**WRITTEN REQUEST**
Work out how many lines in the listing below include the word "code"; answer with the number alone.

**SOURCE RECORDS**
┄┄┄┄┄┄┄┄┄┄
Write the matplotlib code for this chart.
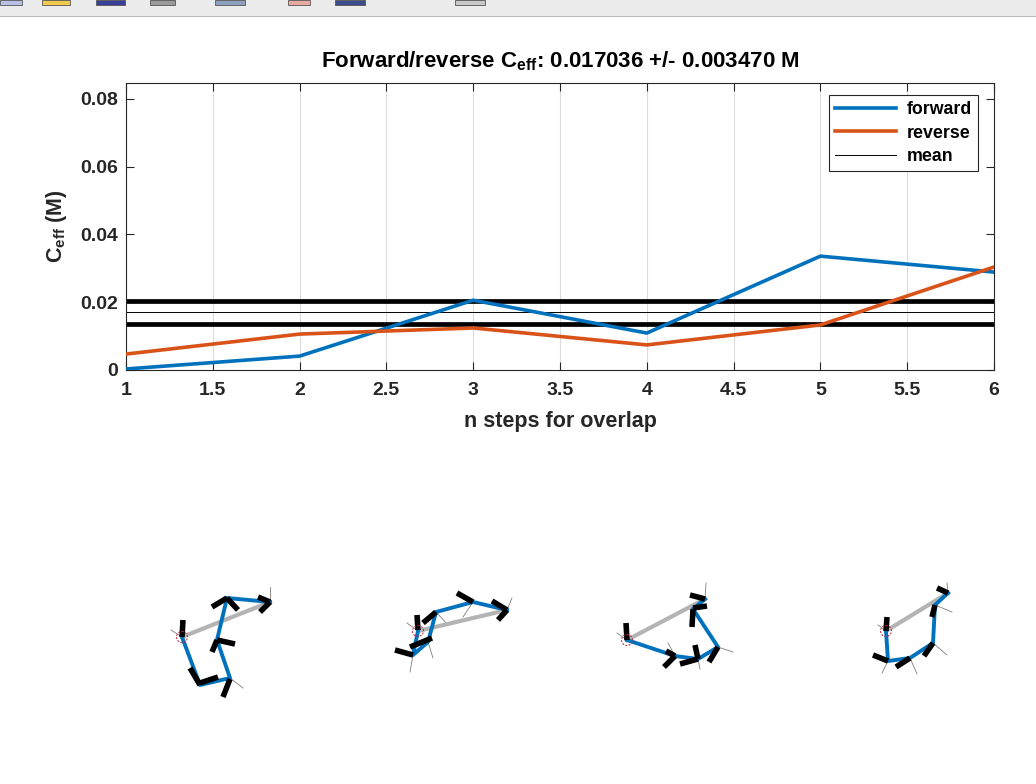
┄┄┄┄┄┄┄┄┄┄
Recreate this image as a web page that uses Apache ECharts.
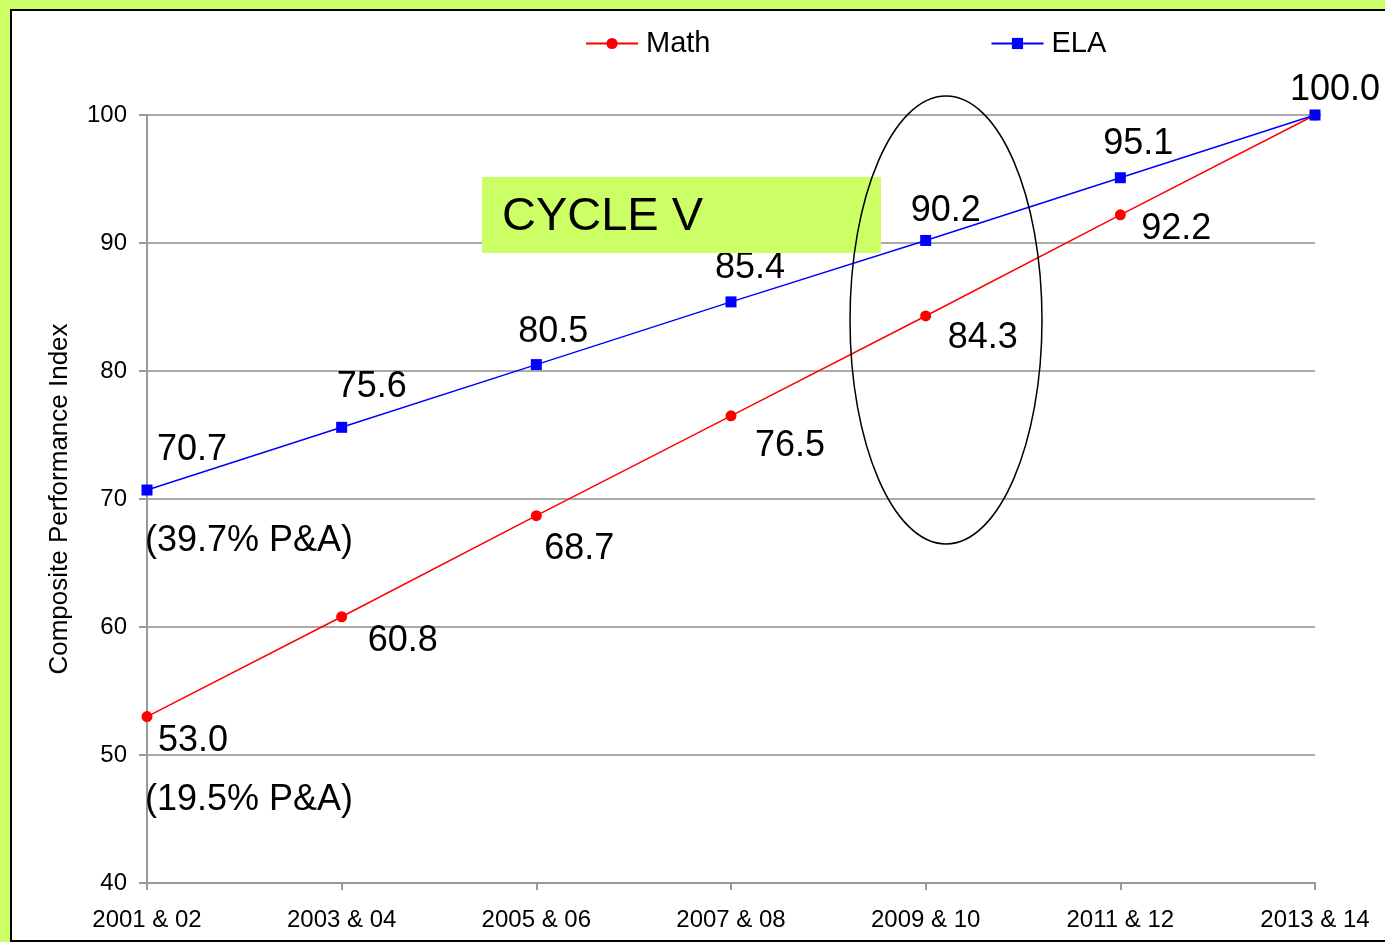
┄┄┄┄┄┄┄┄┄┄
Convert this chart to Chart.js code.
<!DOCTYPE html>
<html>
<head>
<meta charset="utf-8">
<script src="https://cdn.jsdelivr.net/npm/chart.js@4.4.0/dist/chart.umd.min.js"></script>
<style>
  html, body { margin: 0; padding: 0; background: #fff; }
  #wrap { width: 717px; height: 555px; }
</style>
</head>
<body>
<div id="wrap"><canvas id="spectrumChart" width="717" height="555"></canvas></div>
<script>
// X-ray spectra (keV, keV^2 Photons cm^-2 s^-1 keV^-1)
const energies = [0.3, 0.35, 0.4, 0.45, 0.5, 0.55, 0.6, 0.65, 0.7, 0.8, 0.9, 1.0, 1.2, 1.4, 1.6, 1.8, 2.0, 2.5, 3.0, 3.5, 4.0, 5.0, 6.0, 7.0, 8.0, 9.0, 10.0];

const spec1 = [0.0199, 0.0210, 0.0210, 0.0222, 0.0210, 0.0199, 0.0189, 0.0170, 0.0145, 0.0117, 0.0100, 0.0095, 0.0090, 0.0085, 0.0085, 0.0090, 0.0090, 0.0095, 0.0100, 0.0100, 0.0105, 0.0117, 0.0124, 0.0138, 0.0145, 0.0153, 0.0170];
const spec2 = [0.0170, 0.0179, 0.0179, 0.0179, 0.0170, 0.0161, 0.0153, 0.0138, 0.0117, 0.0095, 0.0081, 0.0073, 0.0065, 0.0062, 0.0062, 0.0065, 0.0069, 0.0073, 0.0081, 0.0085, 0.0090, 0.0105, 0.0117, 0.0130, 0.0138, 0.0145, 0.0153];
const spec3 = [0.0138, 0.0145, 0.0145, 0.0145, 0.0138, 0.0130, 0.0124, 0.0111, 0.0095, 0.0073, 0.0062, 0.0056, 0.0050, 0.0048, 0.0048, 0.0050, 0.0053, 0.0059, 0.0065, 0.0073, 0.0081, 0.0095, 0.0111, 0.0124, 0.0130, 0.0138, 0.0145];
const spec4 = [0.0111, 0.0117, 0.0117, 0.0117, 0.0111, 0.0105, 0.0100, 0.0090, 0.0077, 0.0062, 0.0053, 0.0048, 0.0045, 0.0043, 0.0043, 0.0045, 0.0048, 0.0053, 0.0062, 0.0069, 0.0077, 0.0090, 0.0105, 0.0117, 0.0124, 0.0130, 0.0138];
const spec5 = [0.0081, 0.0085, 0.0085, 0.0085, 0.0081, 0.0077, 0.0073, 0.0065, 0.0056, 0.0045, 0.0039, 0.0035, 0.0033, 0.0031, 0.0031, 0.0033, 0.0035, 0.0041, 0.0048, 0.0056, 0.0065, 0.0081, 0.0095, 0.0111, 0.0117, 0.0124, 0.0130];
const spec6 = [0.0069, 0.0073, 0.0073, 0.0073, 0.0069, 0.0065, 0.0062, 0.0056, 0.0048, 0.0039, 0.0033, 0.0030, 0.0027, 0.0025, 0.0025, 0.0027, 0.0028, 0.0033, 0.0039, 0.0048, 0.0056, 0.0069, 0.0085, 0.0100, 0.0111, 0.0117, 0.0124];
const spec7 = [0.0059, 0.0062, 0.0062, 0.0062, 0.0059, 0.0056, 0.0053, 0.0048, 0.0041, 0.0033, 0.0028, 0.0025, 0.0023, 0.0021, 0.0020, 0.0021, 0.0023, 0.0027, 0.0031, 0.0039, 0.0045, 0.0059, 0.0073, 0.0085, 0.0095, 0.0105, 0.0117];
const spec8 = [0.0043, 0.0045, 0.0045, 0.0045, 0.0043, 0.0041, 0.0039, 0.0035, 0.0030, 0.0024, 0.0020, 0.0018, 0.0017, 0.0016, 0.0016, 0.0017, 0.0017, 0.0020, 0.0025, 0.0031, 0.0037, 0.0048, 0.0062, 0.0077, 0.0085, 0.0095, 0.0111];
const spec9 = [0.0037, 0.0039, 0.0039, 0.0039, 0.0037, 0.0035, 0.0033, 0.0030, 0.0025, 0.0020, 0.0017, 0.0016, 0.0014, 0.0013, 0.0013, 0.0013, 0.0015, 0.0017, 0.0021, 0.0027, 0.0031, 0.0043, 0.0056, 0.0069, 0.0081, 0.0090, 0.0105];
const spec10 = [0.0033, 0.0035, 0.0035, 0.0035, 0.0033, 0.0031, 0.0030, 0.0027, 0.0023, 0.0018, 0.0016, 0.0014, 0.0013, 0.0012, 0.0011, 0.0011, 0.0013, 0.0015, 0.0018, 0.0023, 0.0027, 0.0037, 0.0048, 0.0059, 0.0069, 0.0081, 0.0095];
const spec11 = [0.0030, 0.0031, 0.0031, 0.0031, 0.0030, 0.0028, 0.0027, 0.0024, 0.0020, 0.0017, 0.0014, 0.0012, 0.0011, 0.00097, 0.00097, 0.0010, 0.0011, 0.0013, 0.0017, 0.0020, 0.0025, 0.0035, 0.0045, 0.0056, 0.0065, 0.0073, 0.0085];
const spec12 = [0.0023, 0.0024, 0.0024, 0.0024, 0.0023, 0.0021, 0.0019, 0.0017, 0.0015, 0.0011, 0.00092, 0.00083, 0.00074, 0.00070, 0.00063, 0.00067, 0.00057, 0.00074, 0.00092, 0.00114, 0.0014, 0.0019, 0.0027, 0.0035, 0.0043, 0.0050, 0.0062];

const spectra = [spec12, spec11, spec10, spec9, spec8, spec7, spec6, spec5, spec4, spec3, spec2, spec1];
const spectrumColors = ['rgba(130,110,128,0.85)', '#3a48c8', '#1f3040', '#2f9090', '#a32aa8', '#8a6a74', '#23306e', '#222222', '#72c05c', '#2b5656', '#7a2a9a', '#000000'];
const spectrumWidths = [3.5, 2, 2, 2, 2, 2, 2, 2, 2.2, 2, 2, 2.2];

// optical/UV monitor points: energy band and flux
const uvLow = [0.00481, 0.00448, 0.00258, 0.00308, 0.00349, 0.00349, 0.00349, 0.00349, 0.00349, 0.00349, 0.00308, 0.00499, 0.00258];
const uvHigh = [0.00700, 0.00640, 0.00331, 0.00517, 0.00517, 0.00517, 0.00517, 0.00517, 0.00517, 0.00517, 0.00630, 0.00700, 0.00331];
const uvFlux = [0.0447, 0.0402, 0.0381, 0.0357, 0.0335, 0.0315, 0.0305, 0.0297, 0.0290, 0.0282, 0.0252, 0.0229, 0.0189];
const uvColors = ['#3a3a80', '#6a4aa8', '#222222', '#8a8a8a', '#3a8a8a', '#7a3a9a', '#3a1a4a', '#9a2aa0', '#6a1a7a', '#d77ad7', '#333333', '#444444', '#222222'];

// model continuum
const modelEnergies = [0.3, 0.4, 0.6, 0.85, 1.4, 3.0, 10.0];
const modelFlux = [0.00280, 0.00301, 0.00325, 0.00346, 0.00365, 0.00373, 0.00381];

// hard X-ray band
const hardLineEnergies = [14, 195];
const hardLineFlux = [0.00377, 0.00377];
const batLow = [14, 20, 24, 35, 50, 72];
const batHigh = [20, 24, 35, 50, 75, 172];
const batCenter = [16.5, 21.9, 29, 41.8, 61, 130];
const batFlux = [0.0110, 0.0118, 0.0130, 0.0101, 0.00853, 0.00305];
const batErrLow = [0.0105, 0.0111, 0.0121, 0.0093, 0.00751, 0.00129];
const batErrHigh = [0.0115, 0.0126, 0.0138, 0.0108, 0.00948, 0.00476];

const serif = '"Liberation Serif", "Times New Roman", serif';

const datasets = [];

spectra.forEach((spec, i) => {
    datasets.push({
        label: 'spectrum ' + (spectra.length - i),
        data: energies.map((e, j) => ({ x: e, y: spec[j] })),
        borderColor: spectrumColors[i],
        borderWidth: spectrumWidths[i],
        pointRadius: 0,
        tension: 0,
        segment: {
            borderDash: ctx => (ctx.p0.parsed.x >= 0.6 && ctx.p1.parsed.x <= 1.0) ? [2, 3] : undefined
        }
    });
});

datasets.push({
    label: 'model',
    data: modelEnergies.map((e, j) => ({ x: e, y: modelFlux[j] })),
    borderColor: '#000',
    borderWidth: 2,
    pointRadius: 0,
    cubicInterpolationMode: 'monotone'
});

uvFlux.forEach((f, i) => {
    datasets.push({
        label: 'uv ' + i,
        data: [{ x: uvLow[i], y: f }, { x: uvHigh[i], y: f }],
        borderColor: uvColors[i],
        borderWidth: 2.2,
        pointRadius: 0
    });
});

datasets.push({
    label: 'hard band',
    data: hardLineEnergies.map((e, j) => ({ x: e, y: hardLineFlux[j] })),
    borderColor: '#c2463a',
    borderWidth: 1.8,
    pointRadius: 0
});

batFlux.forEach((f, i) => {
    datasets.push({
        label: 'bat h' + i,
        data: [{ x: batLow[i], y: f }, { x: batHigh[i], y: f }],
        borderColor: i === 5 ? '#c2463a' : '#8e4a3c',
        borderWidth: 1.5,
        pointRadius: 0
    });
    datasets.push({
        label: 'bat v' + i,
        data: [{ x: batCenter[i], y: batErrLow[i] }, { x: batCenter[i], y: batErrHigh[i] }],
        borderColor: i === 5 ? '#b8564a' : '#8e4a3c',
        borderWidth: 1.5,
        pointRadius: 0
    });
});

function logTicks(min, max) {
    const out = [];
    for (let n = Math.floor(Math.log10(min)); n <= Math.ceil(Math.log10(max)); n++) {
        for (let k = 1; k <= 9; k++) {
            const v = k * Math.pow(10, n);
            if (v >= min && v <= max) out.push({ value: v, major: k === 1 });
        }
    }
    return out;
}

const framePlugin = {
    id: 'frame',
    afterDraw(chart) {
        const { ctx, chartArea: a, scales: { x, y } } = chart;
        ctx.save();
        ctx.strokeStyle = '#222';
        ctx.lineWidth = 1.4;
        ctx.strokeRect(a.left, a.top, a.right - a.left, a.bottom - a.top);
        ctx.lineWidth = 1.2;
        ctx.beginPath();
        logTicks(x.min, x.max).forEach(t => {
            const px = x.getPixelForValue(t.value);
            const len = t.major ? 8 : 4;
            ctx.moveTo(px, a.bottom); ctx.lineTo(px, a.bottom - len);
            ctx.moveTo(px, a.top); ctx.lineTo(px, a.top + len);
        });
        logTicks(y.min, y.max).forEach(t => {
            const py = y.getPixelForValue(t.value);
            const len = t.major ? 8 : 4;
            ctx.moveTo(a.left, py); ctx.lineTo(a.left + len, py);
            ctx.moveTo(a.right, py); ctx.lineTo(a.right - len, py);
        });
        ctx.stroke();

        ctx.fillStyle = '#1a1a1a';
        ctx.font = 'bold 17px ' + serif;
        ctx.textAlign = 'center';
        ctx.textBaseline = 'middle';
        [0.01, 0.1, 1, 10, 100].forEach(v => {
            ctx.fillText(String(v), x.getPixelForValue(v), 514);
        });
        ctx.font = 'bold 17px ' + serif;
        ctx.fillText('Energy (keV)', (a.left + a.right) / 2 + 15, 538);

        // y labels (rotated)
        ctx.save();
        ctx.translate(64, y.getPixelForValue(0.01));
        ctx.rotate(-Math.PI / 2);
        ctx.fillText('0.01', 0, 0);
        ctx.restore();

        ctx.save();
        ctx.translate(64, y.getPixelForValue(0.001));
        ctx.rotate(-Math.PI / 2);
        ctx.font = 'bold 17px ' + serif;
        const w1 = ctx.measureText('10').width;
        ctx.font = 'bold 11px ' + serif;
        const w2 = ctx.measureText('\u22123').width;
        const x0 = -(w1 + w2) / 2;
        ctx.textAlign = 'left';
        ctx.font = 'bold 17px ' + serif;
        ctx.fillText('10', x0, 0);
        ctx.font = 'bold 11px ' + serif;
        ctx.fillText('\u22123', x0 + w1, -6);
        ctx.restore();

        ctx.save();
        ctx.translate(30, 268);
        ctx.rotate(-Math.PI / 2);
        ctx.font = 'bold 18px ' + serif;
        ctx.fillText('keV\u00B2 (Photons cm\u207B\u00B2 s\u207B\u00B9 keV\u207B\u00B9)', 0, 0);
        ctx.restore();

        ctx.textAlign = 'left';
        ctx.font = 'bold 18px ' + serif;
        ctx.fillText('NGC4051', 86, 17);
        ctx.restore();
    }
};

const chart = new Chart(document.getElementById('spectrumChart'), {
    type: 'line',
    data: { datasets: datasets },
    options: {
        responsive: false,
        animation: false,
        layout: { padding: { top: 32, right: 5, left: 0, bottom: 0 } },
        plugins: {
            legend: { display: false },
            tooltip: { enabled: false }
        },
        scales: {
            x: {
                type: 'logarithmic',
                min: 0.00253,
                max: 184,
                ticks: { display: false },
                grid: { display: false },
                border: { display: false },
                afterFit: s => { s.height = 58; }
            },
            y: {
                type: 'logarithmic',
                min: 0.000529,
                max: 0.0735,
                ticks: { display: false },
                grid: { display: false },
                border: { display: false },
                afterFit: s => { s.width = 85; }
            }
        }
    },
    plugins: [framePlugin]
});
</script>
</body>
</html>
┄┄┄┄┄┄┄┄┄┄
**FULL OUTPUT**
2